6. Technical Extensions and Application Domains
Implicit neural trajectory fields have proved adaptable across a spectrum of technical fields:
- Dynamic Flow Maps: Modeling periodic human flows for robot navigation and interaction in public spaces (Zhu et al., 16 Oct 2025).
- Robot Manipulation: Encoding grasp and pick-place trajectories as value functions in SE(3) for reactive control in dynamic environments (Chen et al., 2022).
- Multi-Agent Planning: Scalable joint planning and deconfliction for dozens of agents in obstacle-rich domains via transformer-driven fields (Yu et al., 2024).
- Continuous Perception and Forecasting: Unifying occupancy and motion prediction in self-driving, with global attention and continuous spatial queries (Agro et al., 2023).
- Shape Deformation and Reconstruction: Surface tracking and temporal scene interpolation with closed-form kinematics via spline plus low-rank encoding (Song et al., 10 Jul 2025).
- Learning from Demonstration: Movement primitive learning with joint scene-motion embeddings, supporting multi-modal trajectory generation and end-effector/joint-space adaptation (Tekden et al., 2023).
- Human Trajectory Prediction: Environment field-driven human motion synthesis in 3D indoor spaces, coupled with generative accessible-region modeling (Li et al., 2021).
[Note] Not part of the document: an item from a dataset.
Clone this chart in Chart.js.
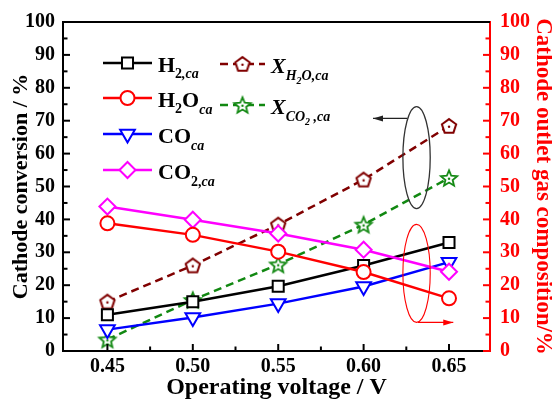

7. Limitations and Perspectives
Several limitations and open challenges persist:
- Many frameworks rely on large neural architectures and offline planner-based supervision, which can impede real-time, on-device adaptation (Chen et al., 2022).
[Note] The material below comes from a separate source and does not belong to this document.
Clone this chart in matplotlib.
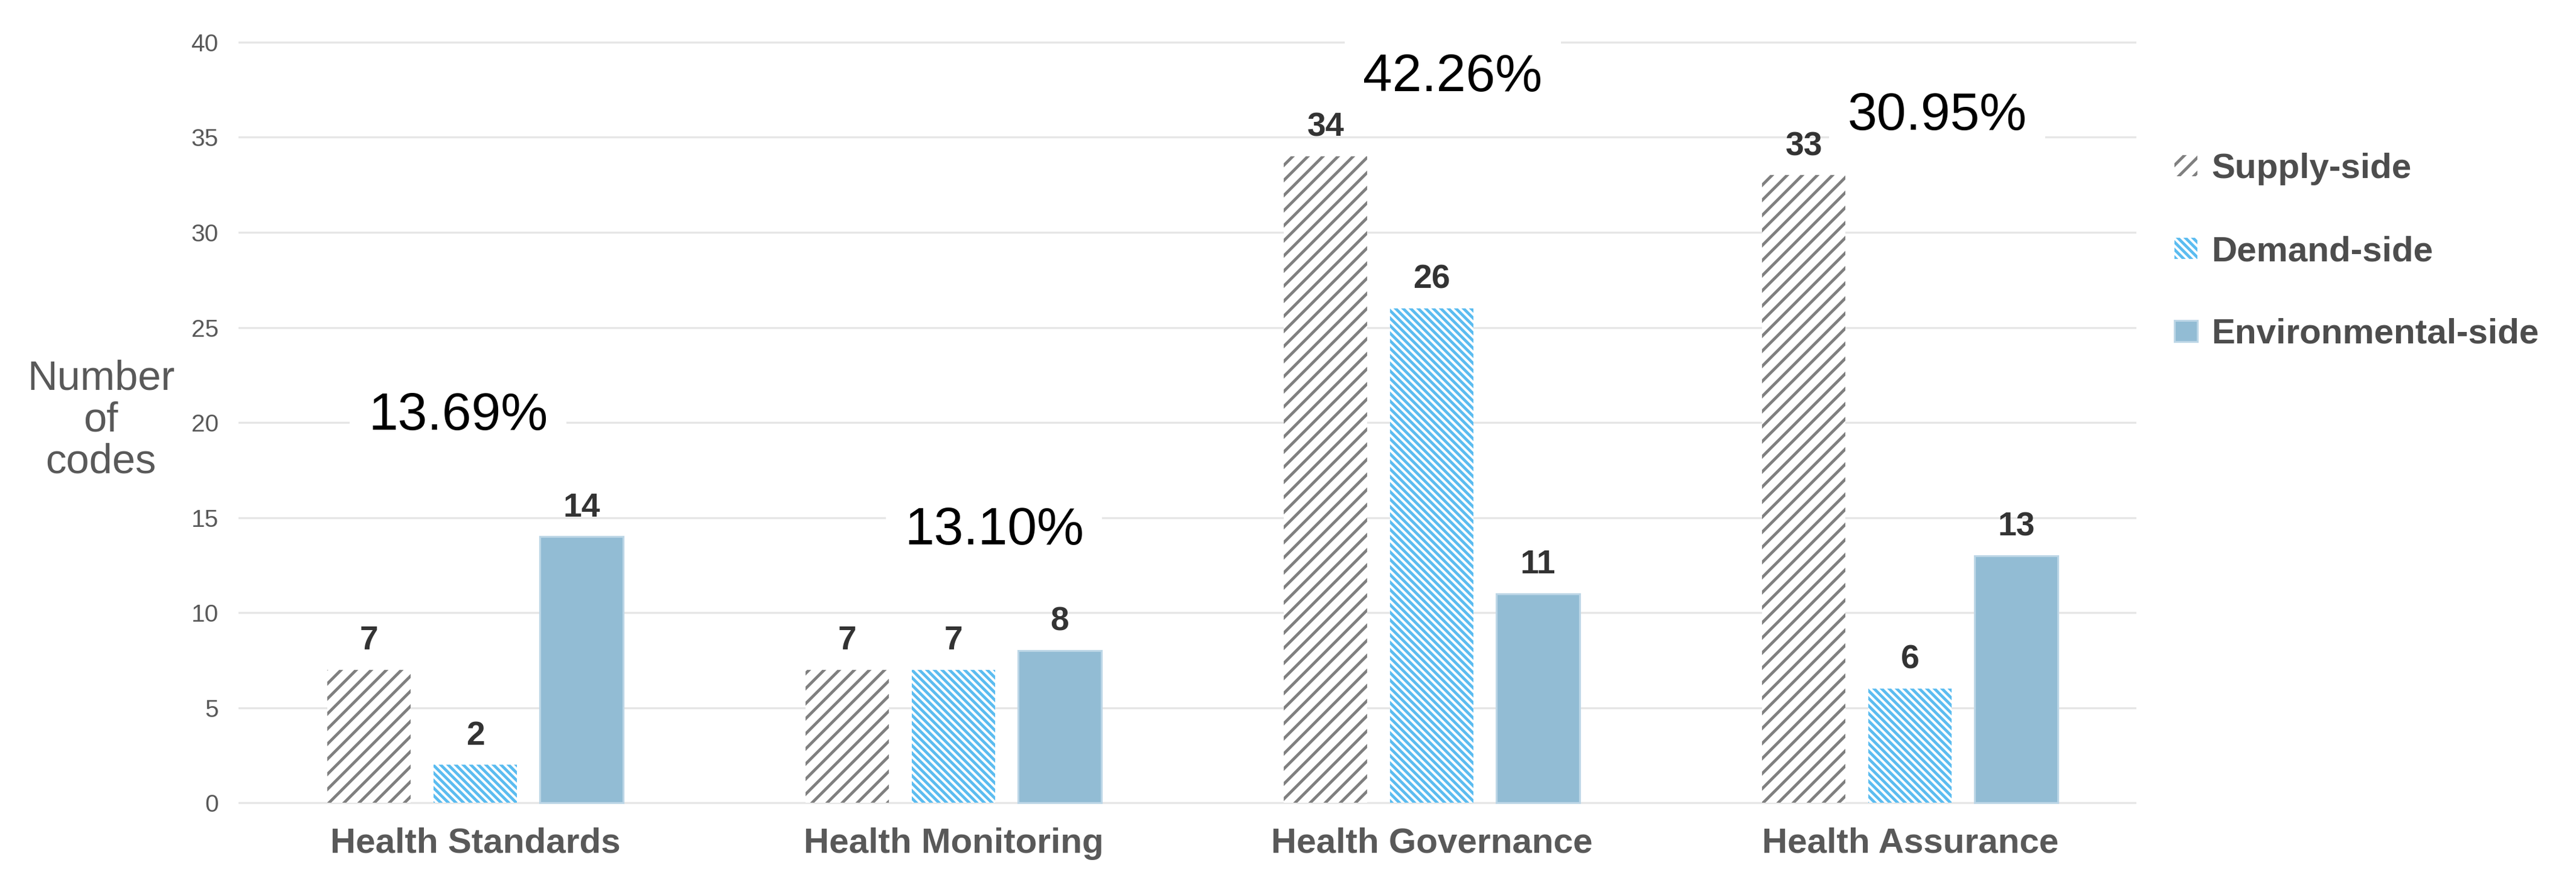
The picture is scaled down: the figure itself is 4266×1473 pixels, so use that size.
import matplotlib
matplotlib.use("Agg")
import matplotlib.pyplot as plt
import numpy as np

plt.rcParams['font.family'] = ['Liberation Sans', 'DejaVu Sans']
plt.rcParams['hatch.linewidth'] = 2.3

# datos del grafico
categorias = ["Health Standards", "Health Monitoring", "Health Governance", "Health Assurance"]
series = ["Supply-side", "Demand-side", "Environmental-side"]
supply = [7, 7, 34, 33]
demand = [2, 7, 26, 6]
environmental = [14, 8, 11, 13]
porcentajes = ["13.69%", "13.10%", "42.26%", "30.95%"]

# donde va cada porcentaje (x, y en unidades de datos)
pos_pct = [(-0.036, 20.35), (1.085, 14.3), (2.044, 38.15), (3.057, 36.1)]

fig = plt.figure(figsize=(28.44, 9.82), dpi=150)
ax = fig.add_axes([0.0926, 0.0906, 0.7367, 0.8726])

x = np.arange(len(categorias))
ancho = 0.174
paso = 0.222

estilos = [
    dict(facecolor="white", edgecolor="#7f7f7f", hatch="//", linewidth=0),
    dict(facecolor="white", edgecolor="#5bbcf0", hatch="\\\\\\\\", linewidth=0),
    dict(facecolor="#92bcd4", edgecolor="#bcd6e6", linewidth=1.5),
]
valores = [supply, demand, environmental]

barras = []
for i, (vals, est) in enumerate(zip(valores, estilos)):
    b = ax.bar(x + (i - 1) * paso, vals, ancho, label=series[i], **est)
    barras.append(b)
    for xi, v in zip(x + (i - 1) * paso, vals):
        ax.annotate(str(v), (xi, v), xytext=(0, 16), textcoords="offset points",
                    ha="center", va="baseline", fontsize=26.5, fontweight="bold",
                    color="#333333")

for txt, (px, py) in zip(porcentajes, pos_pct):
    ax.text(px, py, txt, ha="center", va="center", fontsize=42, color="black",
            zorder=5, bbox=dict(boxstyle="square,pad=0.35", facecolor="white",
                                edgecolor="none"))

ax.set_xlim(-0.495, 3.473)
ax.set_ylim(-0.3, 40.5)
ax.set_yticks(np.arange(0, 41, 5))
ax.set_xticks(x)
ax.set_xticklabels(categorias, fontsize=28, fontweight="bold", color="#595959")
ax.tick_params(axis="x", length=0, pad=15)
ax.tick_params(axis="y", length=0, pad=16, labelsize=19.5, labelcolor="#595959")

ax.yaxis.grid(True, color="#e6e6e6", linewidth=1.6)
ax.set_axisbelow(True)
for s in ax.spines.values():
    s.set_visible(False)

ax.set_ylabel("Number\nof\ncodes", rotation=0, fontsize=33, color="#595959",
              ha="center", va="center", linespacing=1.1)
ax.yaxis.set_label_coords(-0.0725, 0.50)

leg = fig.legend(handles=barras, loc="center left", bbox_to_anchor=(0.8441, 0.7169),
                 frameon=False, borderpad=0, borderaxespad=0, handlelength=0.65,
                 handleheight=0.55, handletextpad=0.4, labelspacing=1.42,
                 prop=dict(size=28, weight="bold"))
for t in leg.get_texts():
    t.set_color("#4d4d4d")

fig.savefig("out.png", dpi=150, facecolor="white")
- Grid-based baselines can outperform in certain highly discrete or low-data regimes, though implicit fields tend to dominate in smoothness and continuous generalization (Zhu et al., 16 Oct 2025).
- Deformation coherence and avoidance of high-frequency artifacts require careful encoding and regularization—splines with time-variant spatial encoding offer robust solutions for sparse data but add complexity (Song et al., 10 Jul 2025).
- Scalability to topologically-changing deformations or explicit semantic control remains an active area, with hybrid schemes combining occupancy, trajectory, and scene embeddings showing promise (Tekden et al., 2023).
A plausible implication is that further advances will integrate self-supervised online refinement, richer equivariant backbones, and explicit semantic or multimodal conditioning, broadening the technical and practical reach of implicit neural trajectory fields for continuous spatio-temporal motion modeling.